La proposition était «devenue un symbole de polarisation», a déploré Ursula von der Leyen devant le Parlement européen à Strasbourg (France), alors que les agriculteurs en colère dénoncent depuis des semaines des normes écologiques jugées excessives.
Élément-clé du «Pacte vert», le texte proposé en juin 2022 par Bruxelles prévoyait des objectifs contraignants pour réduire de moitié d'ici 2030 l'utilisation et les risques des produits phytosanitaires chimiques dans l'UE par rapport à la période 2015-2017.
Ce texte «a été rejeté par le Parlement, il n'y a plus de progrès au Conseil [États membres]. Je proposerai au collège [des commissaires] de retirer cette proposition», a-t-elle déclaré.
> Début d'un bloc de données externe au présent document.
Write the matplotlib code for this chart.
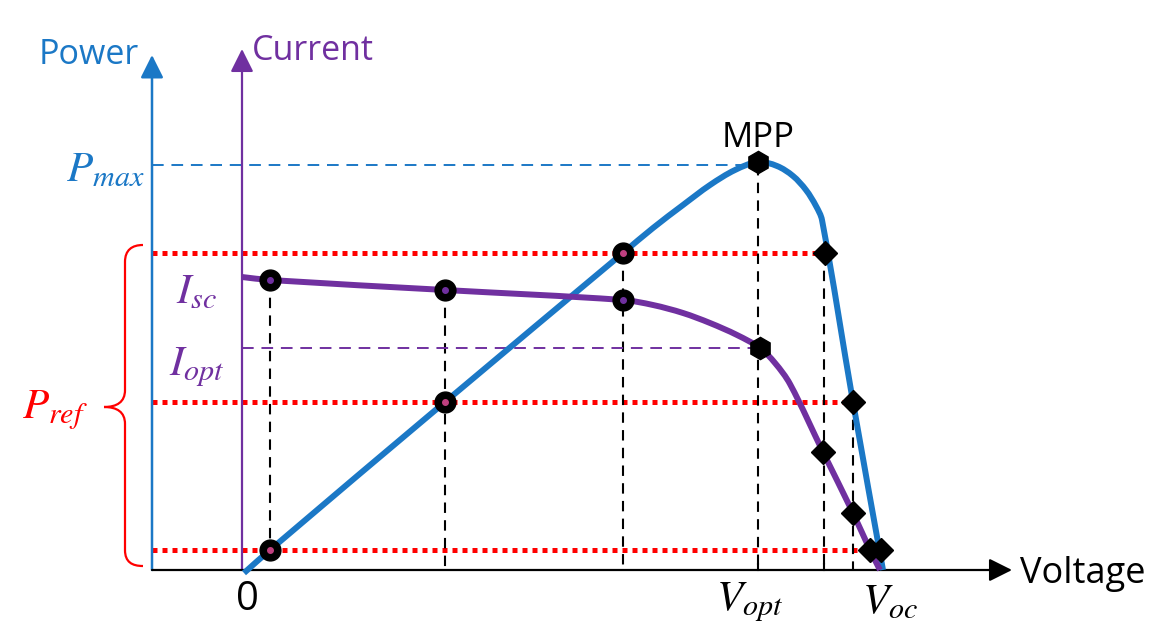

«Le sujet reste d'actualité» mais «pour avancer, davantage de dialogue et une approche différente sont nécessaires. La Commission pourrait faire une nouvelle proposition beaucoup plus mûre, avec la participation des parties prenantes», a ajouté Ursula von der Leyen, sans aucune indication de calendrier.
«Un pur texte idéologique»
«Les agriculteurs ont besoin de raisons économiques pour adopter des mesures de protection de la nature, peut-être ne leur avons-nous pas exposé ces raisons de manière convaincante», a-t-elle déclaré.
Le Copa-Cogeca, représentant des organisations agricoles majoritaires au niveau européen, avait fustigé «un pur texte idéologique, mal calibré, irréaliste et non financé».
Le Premier ministre belge Alexander De Croo, dont le pays occupe la présidence tournante de l'UE, a salué l'annonce du retrait. «Il est crucial de garder les agriculteurs de notre côté pour un avenir plus durable de l'agriculture, le dialogue continue», a-t-il estimé.
Le Parlement européen avait rejeté la proposition sur les pesticides fin novembre, après des amendements d'élus PPE (droite) la vidant largement de sa substance pour éviter au monde agricole des contraintes considérées comme intenables.
Un blocage rarissime qui contribuait à l'enterrer de facto à quelques mois des élections européennes de juin 2024, alors que le «Pacte vert» de l'UE fait figure d'épouvantail.
Théoriquement, les ministres de l'Agriculture pouvaient continuer à débattre du texte, mais en pratique les négociations entre les Vingt-Sept étaient durablement enlisées, plusieurs États s'alarmant de l'impact sur les rendements et la souveraineté alimentaire.
«Ce texte prévoyait des diminutions [de production], ce n'était pas sensé. Grâce à notre travail notamment, cette proposition est balayée», a réagi le chef du PPE, l'élu allemand Manfred Weber, du même camp qu'Ursula von der Leyen. «Nous resterons le parti des agriculteurs, nous sommes à vos côtés», a-t-il ajouté, la droite en faisant un argument-clé des élections.
Le retrait intervient à quelques heures de l'annonce d'une feuille de route où Bruxelles recommandera un objectif climatique pour 2040.
Von der Leyen dit prendre conscience du malaise agricole
Face aux défilés de tracteurs et blocages d'autoroutes dans l'UE, Bruxelles multiplie les gestes envers les agriculteurs. La Commission a proposé la semaine dernière d'accorder une dérogation partielle aux obligations de jachères et de limiter les importations agricoles ukrainiennes (mais non de les suspendre), tout en promettant une «simplification» de la politique agricole commune (PAC).
Elle a également reconnu que les conditions n'étaient «pas réunies» pour conclure l'accord commercial avec les pays sud-américains du Mercosur, ligne rouge des agriculteurs et de certains États.
Déjà l'an dernier, Bruxelles avait renoncé à proposer un texte sur l'étiquetage nutritionnel qui crispait le secteur agro-alimentaire.
Ursula von der Leyen a de nouveau assuré ce 6 février prendre conscience du malaise agricole : face aux effets du changement climatique et du conflit ukrainien, «nombre d'agriculteurs se sentent acculés [...] Ils méritent d'être écoutés.»
«Il faut aller au-delà d'un débat polarisé, instaurer la confiance [...] Nous devons éviter de nous rejeter mutuellement la faute, et chercher ensemble des solutions aux problèmes», a martelé celle qui pourrait candidater à sa propre succession après les élections de juin.